Forum: Socialising improves mental well-being

Some people are understandably cautious about phase two of Singapore's reopening (Defer letting people from different households dine together at restaurants, by Mr Stephen Chua; and Two areas of concern as Singapore enters phase two, by Mr Ang Miah Boon, both June 18).

However, I am not in favour of placing more restrictions on what we can or cannot do in phase two.

I applaud the Government's decision to initiate phase two before the end of this month. The infection numbers within the community have been low enough for us to have the confidence to go into the next phase earlier.

The authorities have also stepped up community testing and have enhanced contact tracing efforts.

Stringent measures in terms of the dos and the don'ts of various activities under phase two are in place.

Therefore, there is little reason to fear the spread of the virus, and it is now up to every individual to practise personal and social responsibility.

There has been debate recently on which is more important: lives or livelihoods.

While some people have argued that lives are more important than the economy, they have overlooked the fact that the pandemic has also taken a massive social and psychological toll.

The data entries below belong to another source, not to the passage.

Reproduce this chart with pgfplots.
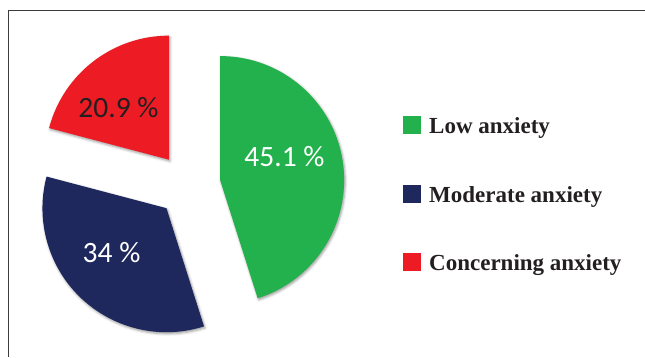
\documentclass[border=0pt]{standalone}
\usepackage{pgfplots}
\pgfplotsset{compat=1.18}
\usepackage{pgfplotstable}
\usepackage{fontspec}
\setmainfont{Liberation Serif}
\newfontfamily\carlito{Carlito}
\usetikzlibrary{shadows.blur}
\definecolor{lowgreen}{RGB}{34,177,76}
\definecolor{modnavy}{RGB}{31,40,92}
\definecolor{conred}{RGB}{237,28,36}
\definecolor{txt}{RGB}{35,31,32}
\definecolor{frame}{RGB}{60,60,60}

\pgfplotstableread{
value
45.1
34
20.9
}\piedata

\begin{document}
\begin{tikzpicture}
\useasboundingbox (0,0) rectangle (645pt,357pt);
% values
\pgfplotstablegetelem{0}{value}\of\piedata \edef\vLow{\pgfplotsretval}
\pgfplotstablegetelem{1}{value}\of\piedata \edef\vMod{\pgfplotsretval}
\pgfplotstablegetelem{2}{value}\of\piedata \edef\vCon{\pgfplotsretval}
% angles (clockwise from the top)
\pgfmathsetmacro{\aLowS}{90}
\pgfmathsetmacro{\aLowE}{\aLowS-3.6*\vLow}
\pgfmathsetmacro{\aModS}{\aLowE}
\pgfmathsetmacro{\aModE}{\aModS-3.6*\vMod}
\pgfmathsetmacro{\aConS}{\aModE}
\pgfmathsetmacro{\aConE}{\aConS-3.6*\vCon}
\pgfmathsetmacro{\mLow}{(\aLowS+\aLowE)/2}
\pgfmathsetmacro{\mMod}{(\aModS+\aModE)/2}
\pgfmathsetmacro{\mCon}{(\aConS+\aConE)/2}
\def\cx{188.5}\def\cy{172}\def\rr{124pt}\def\ex{32}
\pgfmathsetmacro{\xLow}{\cx+\ex*cos(\mLow)}\pgfmathsetmacro{\yLow}{\cy+\ex*sin(\mLow)}
\pgfmathsetmacro{\xMod}{\cx+\ex*cos(\mMod)}\pgfmathsetmacro{\yMod}{\cy+\ex*sin(\mMod)}
\pgfmathsetmacro{\xCon}{\cx+\ex*cos(\mCon)}\pgfmathsetmacro{\yCon}{\cy+\ex*sin(\mCon)}
\begin{axis}[at={(0,0)}, anchor=south west, width=645pt, height=357pt,
  scale only axis, xmin=0, xmax=645, ymin=0, ymax=357, hide axis, clip=false]
% frame (top and left edges)
\draw[frame, line width=1.1pt] (axis cs:645,346.5) -- (axis cs:8.5,346.5) -- (axis cs:8.5,0);
% slices
\tikzset{sh/.style={blur shadow={shadow xshift=1pt, shadow yshift=-1.5pt, shadow blur radius=2.5pt, shadow opacity=40}}}
\fill[lowgreen, sh] (axis cs:\xLow,\yLow) -- ++(\aLowS:\rr) arc[start angle=\aLowS, end angle=\aLowE, radius=\rr] -- cycle;
\fill[modnavy, sh] (axis cs:\xMod,\yMod) -- ++(\aModS:\rr) arc[start angle=\aModS, end angle=\aModE, radius=\rr] -- cycle;
\fill[conred, sh] (axis cs:\xCon,\yCon) -- ++(\aConS:\rr) arc[start angle=\aConS, end angle=\aConE, radius=\rr] -- cycle;
% slice labels
\node[anchor=base, inner sep=0pt, text=white, font=\carlito\fontsize{29.5}{35}\selectfont] at (axis cs:284.5,190.3) {45.1 \%};
\node[anchor=base, inner sep=0pt, text=txt, font=\carlito\fontsize{29.5}{35}\selectfont] at (axis cs:118.5,240) {20.9 \%};
\node[anchor=base, inner sep=0pt, text=white, font=\carlito\fontsize{29.5}{35}\selectfont] at (axis cs:111.5,95) {34 \%};
% legend
\fill[lowgreen] (axis cs:402.7,223.3) rectangle (axis cs:421,241);
\fill[modnavy] (axis cs:402.7,154.3) rectangle (axis cs:421,172);
\fill[conred] (axis cs:402.7,86.3) rectangle (axis cs:421,104.3);
\node[anchor=base west, inner sep=0pt, text=txt, font=\bfseries\fontsize{23}{27}\selectfont] at (axis cs:429,223.7) {Low anxiety};
\node[anchor=base west, inner sep=0pt, text=txt, font=\bfseries\fontsize{23}{27}\selectfont] at (axis cs:429,155) {Moderate anxiety};
\node[anchor=base west, inner sep=0pt, text=txt, font=\bfseries\fontsize{23}{27}\selectfont] at (axis cs:429,87) {Concerning anxiety};
\end{axis}
\end{tikzpicture}
\end{document}
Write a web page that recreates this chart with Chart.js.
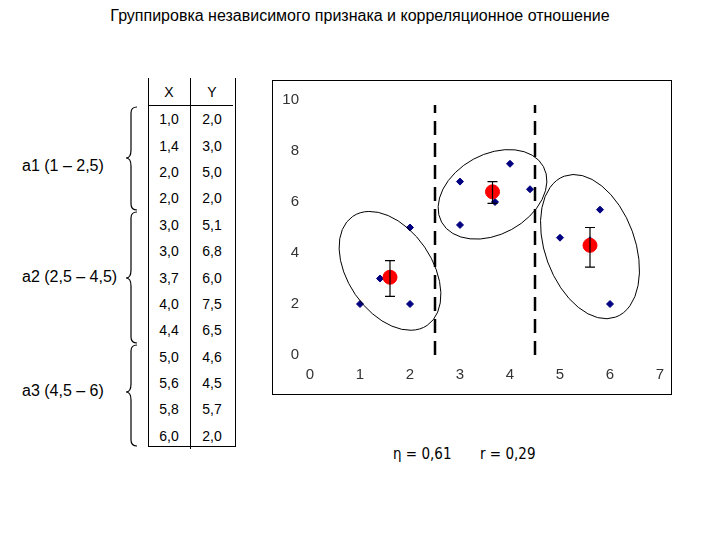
<!DOCTYPE html>
<html><head><meta charset="utf-8">
<script src="https://cdn.jsdelivr.net/npm/chart.js@4"></script>
<style>
  body { margin:0; width:720px; height:540px; background:#fff; font-family:"Liberation Sans", Arial, sans-serif; position:relative; overflow:hidden; }
  .abs { position:absolute; }
  #title { left:0; width:720px; top:7px; text-align:center; font-size:16px; }
  #tbl { left:148px; top:78px; border-collapse:collapse; font-size:14px; }
  #tbl td { width:42px; height:26.4px; text-align:center; padding:0; }
  #tbl td:first-child { border-right:1px solid #000; }
  #tbl tr:first-child td { border-bottom:1px solid #000; height:27px; }
  #tblbox { left:148px; top:78px; width:86px; height:368px; border:1px solid #000; border-top:none; }
  .grp { font-size:16px; left:22px; }
  #frame { left:272px; top:80px; width:400px; height:315px; border:1px solid #000; box-sizing:border-box; }
  #wrap { left:272px; top:80px; width:400px; height:315px; }
  .stat { top:445px; font-size:15px; font-family:"DejaVu Sans Condensed","DejaVu Sans",sans-serif; }
</style></head>
<body>
<div id="title" class="abs">Группировка независимого признака и корреляционное отношение</div>
<table id="tbl" class="abs"></table>
<div id="tblbox" class="abs"></div>
<svg class="abs" style="left:0;top:0" width="150" height="460">
  <g fill="none" stroke="#000" stroke-width="1.2">
    <path d="M137,107 Q131,107 131,113 L131,150 Q131,158 126,158 Q131,158 131,166 L131,204 Q131,210 137,210"/>
    <path d="M137,212 Q131,212 131,218 L131,270 Q131,278 126,278 Q131,278 131,286 L131,337 Q131,343 137,343"/>
    <path d="M137,345 Q131,345 131,351 L131,384 Q131,392 126,392 Q131,392 131,400 L131,440 Q131,446 137,446"/>
  </g>
</svg>
<div class="abs grp" style="top:157px">а1 (1 – 2,5)</div>
<div class="abs grp" style="top:268px">а2 (2,5 – 4,5)</div>
<div class="abs grp" style="top:382px">а3 (4,5 – 6)</div>
<div id="frame" class="abs"></div>
<div id="wrap" class="abs"><canvas id="c" width="400" height="315"></canvas></div>
<div class="abs stat" style="left:393px">η = 0,61</div>
<div class="abs stat" style="left:480px">r = 0,29</div>
<script>
const xVals = [1.0, 1.4, 2.0, 2.0, 3.0, 3.0, 3.7, 4.0, 4.4, 5.0, 5.6, 5.8, 6.0];
const yVals = [2.0, 3.0, 5.0, 2.0, 5.1, 6.8, 6.0, 7.5, 6.5, 4.6, 4.5, 5.7, 2.0];
const groupMeanX = [1.6, 3.65, 5.6];
const groupMeanY = [3.05, 6.4, 4.3];
const errLow = [2.3, 5.95, 3.45];
const errHigh = [3.7, 6.8, 5.0];
const boundaries = [2.5, 4.5];
const ellipseCx = [1.6, 3.65, 5.6];
const ellipseCy = [3.3, 6.3, 4.25];
const fmt = v => v.toFixed(1).replace('.', ',');

// table
const tbl = document.getElementById('tbl');
let html = '<tr><td>X</td><td>Y</td></tr>';
xVals.forEach((x, i) => { html += `<tr><td>${fmt(x)}</td><td>${fmt(yVals[i])}</td></tr>`; });
tbl.innerHTML = html;

const extras = {
  id: 'extras',
  afterDatasetsDraw(chart) {
    const { ctx, scales: { x, y } } = chart;
    ctx.save();
    // dashed group boundaries
    ctx.strokeStyle = '#000'; ctx.lineWidth = 2.5; ctx.setLineDash([14, 8]);
    boundaries.forEach(b => {
      ctx.beginPath(); ctx.moveTo(x.getPixelForValue(b), y.getPixelForValue(0));
      ctx.lineTo(x.getPixelForValue(b), y.getPixelForValue(9.8)); ctx.stroke();
    });
    ctx.setLineDash([]);
    // error bars
    ctx.lineWidth = 1.2;
    groupMeanX.forEach((gx, i) => {
      const px = x.getPixelForValue(gx), lo = y.getPixelForValue(errLow[i]), hi = y.getPixelForValue(errHigh[i]);
      ctx.beginPath();
      ctx.moveTo(px, lo); ctx.lineTo(px, hi);
      ctx.moveTo(px - 5, lo); ctx.lineTo(px + 5, lo);
      ctx.moveTo(px - 5, hi); ctx.lineTo(px + 5, hi);
      ctx.stroke();
    });
    // ellipses
    const shapes = [[42, 66, -0.6], [58, 40, -0.5], [45, 75, -0.35]];
    ctx.lineWidth = 1;
    ellipseCx.forEach((cx, i) => {
      ctx.beginPath();
      ctx.ellipse(x.getPixelForValue(cx), y.getPixelForValue(ellipseCy[i]), shapes[i][0], shapes[i][1], shapes[i][2], 0, Math.PI * 2);
      ctx.stroke();
    });
    ctx.restore();
  }
};

new Chart(document.getElementById('c'), {
  type: 'scatter',
  data: {
    datasets: [
      { data: groupMeanX.map((gx, i) => ({ x: gx, y: groupMeanY[i] })), pointRadius: 7, backgroundColor: '#ff0000', borderColor: '#ff0000' },
      { data: xVals.map((x, i) => ({ x, y: yVals[i] })), pointStyle: 'rectRot', pointRadius: 3.5, backgroundColor: '#000080', borderColor: '#000080' }
    ]
  },
  options: {
    responsive: false, animation: false,
    layout: { padding: { top: 20, right: 12, left: 0, bottom: 0 } },
    plugins: { legend: { display: false }, tooltip: { enabled: false } },
    scales: {
      x: { min: 0, max: 7, ticks: { stepSize: 1, color: '#333', font: { size: 15, family: 'Liberation Sans' } },
           grid: { display: false }, border: { display: false }, afterFit: s => { s.height = 40; } },
      y: { min: 0, max: 10, ticks: { stepSize: 2, color: '#333', font: { size: 15, family: 'Liberation Sans' } },
           grid: { display: false }, border: { display: false }, afterFit: s => { s.width = 38; } }
    }
  },
  plugins: [extras]
});
</script>
</body></html>
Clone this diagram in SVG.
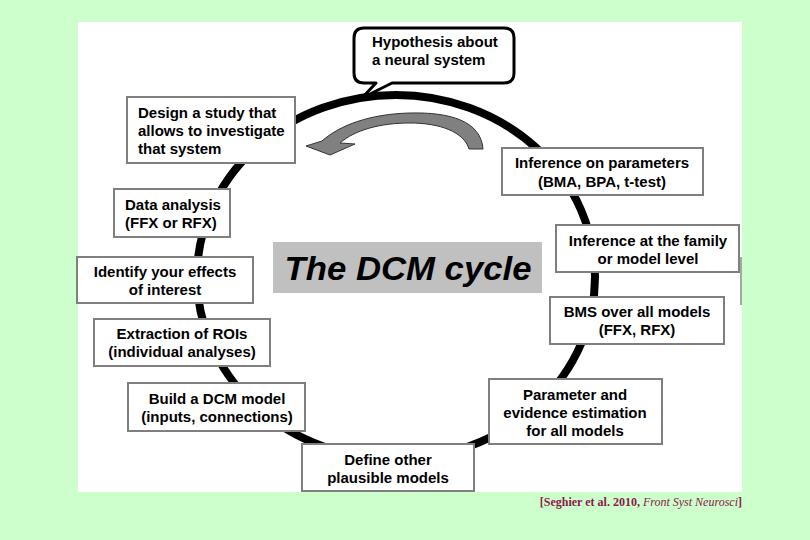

Many people have been cooped up at home for the last few months and unable to meet their friends and family. We should not further extend the restrictions on people meeting socially with others. Activities such as dining with friends can improve one's mental well-being.

Mr Ang's concerns about children going to playgrounds and bookshops can be resolved by having closer parental supervision and retail shops making hand sanitisers available.

Human beings need sufficient social and psychological space in order for them to maintain a sense of well-being. Putting more restrictions in place or delaying the full reopening of our society and economy will only add to the damage that we have already suffered.